The SEC filed a civil action on March 17, 2011, against eight individuals, alleging that they traded on the basis of material, nonpublic information about the forthcoming acquisition of Steel Technologies, Inc. by Mitsui & Co. (USA). Specifically, the SEC alleged that four executives traded based on inside information and that three of them tipped others who also traded in advance of the upcoming acquisition. The six settling defendants collectively earned $268,805 from their trades.

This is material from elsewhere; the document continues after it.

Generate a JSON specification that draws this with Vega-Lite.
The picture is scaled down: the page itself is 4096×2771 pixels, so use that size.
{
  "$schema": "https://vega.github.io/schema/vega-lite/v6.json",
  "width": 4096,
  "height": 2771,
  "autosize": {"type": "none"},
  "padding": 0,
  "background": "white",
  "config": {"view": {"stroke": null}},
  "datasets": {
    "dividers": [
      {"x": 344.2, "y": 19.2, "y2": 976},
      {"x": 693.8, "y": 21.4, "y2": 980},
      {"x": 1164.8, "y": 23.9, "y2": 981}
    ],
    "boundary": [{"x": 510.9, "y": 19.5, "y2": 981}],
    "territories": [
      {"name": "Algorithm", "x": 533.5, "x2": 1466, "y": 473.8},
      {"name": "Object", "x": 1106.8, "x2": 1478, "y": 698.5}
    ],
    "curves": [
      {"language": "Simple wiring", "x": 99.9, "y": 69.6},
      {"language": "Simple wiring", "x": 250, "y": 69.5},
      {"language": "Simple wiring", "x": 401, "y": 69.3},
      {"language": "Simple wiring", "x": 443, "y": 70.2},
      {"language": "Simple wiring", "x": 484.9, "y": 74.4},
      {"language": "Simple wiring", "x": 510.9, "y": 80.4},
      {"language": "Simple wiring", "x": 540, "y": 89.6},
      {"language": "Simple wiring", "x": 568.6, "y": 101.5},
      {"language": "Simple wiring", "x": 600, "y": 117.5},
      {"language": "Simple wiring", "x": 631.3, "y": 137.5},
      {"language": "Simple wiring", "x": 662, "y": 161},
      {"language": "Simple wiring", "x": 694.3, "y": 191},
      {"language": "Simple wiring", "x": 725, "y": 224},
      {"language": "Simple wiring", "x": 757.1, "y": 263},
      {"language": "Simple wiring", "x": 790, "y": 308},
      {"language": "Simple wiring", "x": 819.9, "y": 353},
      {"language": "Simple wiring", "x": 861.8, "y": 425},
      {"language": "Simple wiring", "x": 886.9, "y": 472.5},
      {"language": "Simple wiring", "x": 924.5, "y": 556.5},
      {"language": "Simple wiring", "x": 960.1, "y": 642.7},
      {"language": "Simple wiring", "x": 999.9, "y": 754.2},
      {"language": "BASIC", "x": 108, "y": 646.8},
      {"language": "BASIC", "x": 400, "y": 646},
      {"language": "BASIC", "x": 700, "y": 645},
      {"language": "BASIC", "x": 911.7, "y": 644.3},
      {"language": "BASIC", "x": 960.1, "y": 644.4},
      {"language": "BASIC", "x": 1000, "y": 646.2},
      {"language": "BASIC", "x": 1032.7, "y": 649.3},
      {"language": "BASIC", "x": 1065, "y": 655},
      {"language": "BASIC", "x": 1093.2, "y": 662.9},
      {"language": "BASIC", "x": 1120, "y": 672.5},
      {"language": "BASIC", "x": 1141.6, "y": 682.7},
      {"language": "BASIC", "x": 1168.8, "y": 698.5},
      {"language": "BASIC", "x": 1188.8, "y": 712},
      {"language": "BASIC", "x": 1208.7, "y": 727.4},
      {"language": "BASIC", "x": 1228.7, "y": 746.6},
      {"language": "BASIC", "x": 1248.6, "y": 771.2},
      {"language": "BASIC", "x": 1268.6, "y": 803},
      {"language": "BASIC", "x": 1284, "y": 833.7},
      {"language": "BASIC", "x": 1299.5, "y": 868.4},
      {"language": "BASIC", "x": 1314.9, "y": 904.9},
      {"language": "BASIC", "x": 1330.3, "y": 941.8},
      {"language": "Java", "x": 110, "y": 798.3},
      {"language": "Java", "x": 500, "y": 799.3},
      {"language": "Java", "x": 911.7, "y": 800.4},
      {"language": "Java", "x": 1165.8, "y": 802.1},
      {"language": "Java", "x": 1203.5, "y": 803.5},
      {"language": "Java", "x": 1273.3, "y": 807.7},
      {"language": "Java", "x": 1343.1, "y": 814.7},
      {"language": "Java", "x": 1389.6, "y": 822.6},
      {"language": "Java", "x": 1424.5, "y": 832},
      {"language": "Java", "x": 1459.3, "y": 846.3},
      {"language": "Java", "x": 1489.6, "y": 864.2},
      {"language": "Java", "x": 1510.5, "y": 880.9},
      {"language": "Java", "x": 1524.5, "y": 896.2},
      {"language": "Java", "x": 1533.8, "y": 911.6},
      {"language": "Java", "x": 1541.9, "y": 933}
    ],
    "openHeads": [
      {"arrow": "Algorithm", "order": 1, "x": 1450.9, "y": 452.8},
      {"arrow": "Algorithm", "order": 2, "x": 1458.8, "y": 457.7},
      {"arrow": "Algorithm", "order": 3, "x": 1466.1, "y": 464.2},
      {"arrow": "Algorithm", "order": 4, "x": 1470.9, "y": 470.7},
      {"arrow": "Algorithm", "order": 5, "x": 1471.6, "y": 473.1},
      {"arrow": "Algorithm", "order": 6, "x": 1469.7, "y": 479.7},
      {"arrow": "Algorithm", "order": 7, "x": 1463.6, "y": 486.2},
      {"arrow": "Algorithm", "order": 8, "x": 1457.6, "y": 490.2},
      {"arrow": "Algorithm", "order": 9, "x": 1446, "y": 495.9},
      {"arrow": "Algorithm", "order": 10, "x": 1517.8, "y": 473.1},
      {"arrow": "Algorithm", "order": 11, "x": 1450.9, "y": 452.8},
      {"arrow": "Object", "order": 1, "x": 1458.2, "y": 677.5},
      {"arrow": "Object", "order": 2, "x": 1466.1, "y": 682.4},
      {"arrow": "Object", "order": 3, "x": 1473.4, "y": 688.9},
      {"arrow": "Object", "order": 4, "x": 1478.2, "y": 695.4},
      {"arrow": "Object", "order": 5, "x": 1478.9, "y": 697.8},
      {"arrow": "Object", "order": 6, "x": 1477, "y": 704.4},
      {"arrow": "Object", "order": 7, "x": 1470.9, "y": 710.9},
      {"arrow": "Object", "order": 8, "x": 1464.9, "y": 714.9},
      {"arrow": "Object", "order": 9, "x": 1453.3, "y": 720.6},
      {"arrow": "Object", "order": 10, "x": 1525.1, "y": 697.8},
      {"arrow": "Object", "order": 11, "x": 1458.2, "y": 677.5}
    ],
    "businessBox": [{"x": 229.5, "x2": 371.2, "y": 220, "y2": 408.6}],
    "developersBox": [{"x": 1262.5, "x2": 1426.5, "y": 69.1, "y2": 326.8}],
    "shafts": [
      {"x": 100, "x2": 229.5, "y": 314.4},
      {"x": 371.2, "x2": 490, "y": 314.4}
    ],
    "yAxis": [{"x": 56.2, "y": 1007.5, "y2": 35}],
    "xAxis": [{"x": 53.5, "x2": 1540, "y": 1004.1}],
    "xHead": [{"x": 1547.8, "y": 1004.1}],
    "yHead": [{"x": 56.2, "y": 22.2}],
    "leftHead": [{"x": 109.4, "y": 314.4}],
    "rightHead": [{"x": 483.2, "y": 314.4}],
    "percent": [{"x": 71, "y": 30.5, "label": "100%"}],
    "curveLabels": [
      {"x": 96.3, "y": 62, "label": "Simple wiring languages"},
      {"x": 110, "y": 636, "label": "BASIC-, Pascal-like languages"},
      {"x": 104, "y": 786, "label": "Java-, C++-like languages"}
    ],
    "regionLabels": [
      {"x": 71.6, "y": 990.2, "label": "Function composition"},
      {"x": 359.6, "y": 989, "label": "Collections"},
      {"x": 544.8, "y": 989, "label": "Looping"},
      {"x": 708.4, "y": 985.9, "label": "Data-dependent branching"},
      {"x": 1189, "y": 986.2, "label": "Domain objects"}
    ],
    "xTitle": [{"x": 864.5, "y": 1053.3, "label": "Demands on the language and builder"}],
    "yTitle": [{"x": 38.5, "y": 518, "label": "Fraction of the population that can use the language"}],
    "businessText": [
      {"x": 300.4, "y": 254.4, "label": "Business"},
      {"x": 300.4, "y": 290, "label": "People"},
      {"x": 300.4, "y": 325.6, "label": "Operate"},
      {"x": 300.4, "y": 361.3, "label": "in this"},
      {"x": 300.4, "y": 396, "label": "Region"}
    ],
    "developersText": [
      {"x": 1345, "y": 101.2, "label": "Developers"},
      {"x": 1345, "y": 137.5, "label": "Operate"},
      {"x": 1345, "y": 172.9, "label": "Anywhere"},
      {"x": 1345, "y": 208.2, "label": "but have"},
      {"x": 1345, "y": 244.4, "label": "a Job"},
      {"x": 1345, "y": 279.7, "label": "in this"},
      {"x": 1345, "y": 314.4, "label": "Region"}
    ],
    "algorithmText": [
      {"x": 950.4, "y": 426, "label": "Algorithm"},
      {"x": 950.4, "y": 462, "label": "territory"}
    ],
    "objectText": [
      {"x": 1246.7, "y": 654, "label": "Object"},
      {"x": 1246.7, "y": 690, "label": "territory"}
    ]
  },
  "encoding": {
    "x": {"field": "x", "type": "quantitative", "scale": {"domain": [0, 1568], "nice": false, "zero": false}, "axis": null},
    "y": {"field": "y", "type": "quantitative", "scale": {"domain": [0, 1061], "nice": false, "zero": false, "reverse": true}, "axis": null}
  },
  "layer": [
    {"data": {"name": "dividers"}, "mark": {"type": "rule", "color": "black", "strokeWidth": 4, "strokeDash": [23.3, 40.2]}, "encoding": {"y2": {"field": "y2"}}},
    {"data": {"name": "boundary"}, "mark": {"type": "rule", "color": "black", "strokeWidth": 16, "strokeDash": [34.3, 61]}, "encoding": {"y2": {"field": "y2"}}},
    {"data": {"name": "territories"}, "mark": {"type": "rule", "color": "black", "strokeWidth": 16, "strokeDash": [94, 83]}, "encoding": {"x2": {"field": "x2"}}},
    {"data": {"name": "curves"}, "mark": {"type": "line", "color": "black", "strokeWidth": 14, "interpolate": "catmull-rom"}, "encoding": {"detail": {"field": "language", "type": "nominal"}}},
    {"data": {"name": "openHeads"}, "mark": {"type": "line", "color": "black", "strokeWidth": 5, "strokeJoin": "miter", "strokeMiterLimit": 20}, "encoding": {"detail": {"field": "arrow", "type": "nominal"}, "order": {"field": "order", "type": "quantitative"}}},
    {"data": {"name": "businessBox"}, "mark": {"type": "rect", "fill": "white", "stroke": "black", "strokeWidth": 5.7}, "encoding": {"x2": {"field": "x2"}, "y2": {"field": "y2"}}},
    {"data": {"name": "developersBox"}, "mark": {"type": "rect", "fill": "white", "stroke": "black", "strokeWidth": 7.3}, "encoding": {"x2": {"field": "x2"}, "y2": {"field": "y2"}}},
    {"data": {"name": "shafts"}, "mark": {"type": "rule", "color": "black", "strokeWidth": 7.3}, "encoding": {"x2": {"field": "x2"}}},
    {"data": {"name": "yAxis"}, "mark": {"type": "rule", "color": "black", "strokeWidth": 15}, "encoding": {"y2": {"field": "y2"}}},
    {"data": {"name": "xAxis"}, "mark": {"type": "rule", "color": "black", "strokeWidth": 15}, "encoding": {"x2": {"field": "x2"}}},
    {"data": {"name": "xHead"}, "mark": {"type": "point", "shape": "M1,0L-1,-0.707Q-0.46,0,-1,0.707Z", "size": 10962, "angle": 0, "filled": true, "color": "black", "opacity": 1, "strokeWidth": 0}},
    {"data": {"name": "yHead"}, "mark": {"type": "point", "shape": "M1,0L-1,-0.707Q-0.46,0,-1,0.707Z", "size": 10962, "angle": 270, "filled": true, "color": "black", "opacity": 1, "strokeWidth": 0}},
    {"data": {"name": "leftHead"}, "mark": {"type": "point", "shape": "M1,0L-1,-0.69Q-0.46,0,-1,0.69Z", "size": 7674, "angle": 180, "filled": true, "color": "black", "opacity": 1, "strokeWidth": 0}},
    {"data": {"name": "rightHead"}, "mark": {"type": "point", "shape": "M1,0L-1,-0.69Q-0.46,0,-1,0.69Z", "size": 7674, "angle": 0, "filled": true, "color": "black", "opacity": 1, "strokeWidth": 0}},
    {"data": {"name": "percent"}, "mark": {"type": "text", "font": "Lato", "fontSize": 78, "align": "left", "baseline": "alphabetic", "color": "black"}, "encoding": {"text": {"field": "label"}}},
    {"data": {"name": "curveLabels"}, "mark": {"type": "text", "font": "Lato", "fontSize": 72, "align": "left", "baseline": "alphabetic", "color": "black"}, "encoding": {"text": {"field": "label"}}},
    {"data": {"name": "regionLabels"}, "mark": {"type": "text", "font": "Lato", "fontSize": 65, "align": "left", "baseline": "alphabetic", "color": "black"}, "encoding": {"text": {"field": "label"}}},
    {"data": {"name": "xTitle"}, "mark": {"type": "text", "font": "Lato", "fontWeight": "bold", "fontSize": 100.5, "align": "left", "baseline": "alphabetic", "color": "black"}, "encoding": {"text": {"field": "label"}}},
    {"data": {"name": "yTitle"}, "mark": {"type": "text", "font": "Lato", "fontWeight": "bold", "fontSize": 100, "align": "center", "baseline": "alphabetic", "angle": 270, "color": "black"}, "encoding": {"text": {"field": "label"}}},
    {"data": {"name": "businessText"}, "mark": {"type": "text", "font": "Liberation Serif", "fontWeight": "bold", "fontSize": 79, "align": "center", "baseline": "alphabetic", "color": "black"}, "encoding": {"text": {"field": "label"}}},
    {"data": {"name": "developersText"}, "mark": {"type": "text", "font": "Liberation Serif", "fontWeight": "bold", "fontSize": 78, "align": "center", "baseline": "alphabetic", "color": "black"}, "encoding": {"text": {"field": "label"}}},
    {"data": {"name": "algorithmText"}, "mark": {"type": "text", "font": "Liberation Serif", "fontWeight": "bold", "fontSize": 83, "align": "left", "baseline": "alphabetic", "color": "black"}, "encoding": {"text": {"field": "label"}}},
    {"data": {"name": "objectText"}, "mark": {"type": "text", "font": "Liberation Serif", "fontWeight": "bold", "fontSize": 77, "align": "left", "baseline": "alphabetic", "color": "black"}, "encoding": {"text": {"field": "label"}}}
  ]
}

Without admitting or denying the SEC’s allegations, each of the settling defendants consented to final judgments that have been entered by the court. The final judgments order: (i) Patrick M. Carroll to disgorge $34,279 plus pay prejudgment interest of $10,412 and a penalty of $34,279; (ii) James P. Carroll to disgorge $3,020 plus pay prejudgment interest of $917 and a penalty of $3,020; (iii) William T. Carroll to disgorge $54,163 plus pay prejudgment interest of $16,452 and a penalty of $54,163; (iv) David Mark Calcutt to disgorge $150,297 plus pay prejudgment interest of $45,652 and a penalty of $150,297; (v) Christopher T. Calcutt to disgorge $4,250 plus pay prejudgment interest of $1,291 and a penalty of $4,250; and (vi) David Stitt to disgorge $22,796 plus pay prejudgment interest of $6,924 and a penalty of $42,796. They are also permanently enjoined from future violations of Section 10(b) of the Securities Exchange Act of 1934 and Rule 10b-5 thereunder.
The SEC’s charges against the other traders, John Monroe and Stephen Somers, remain pending.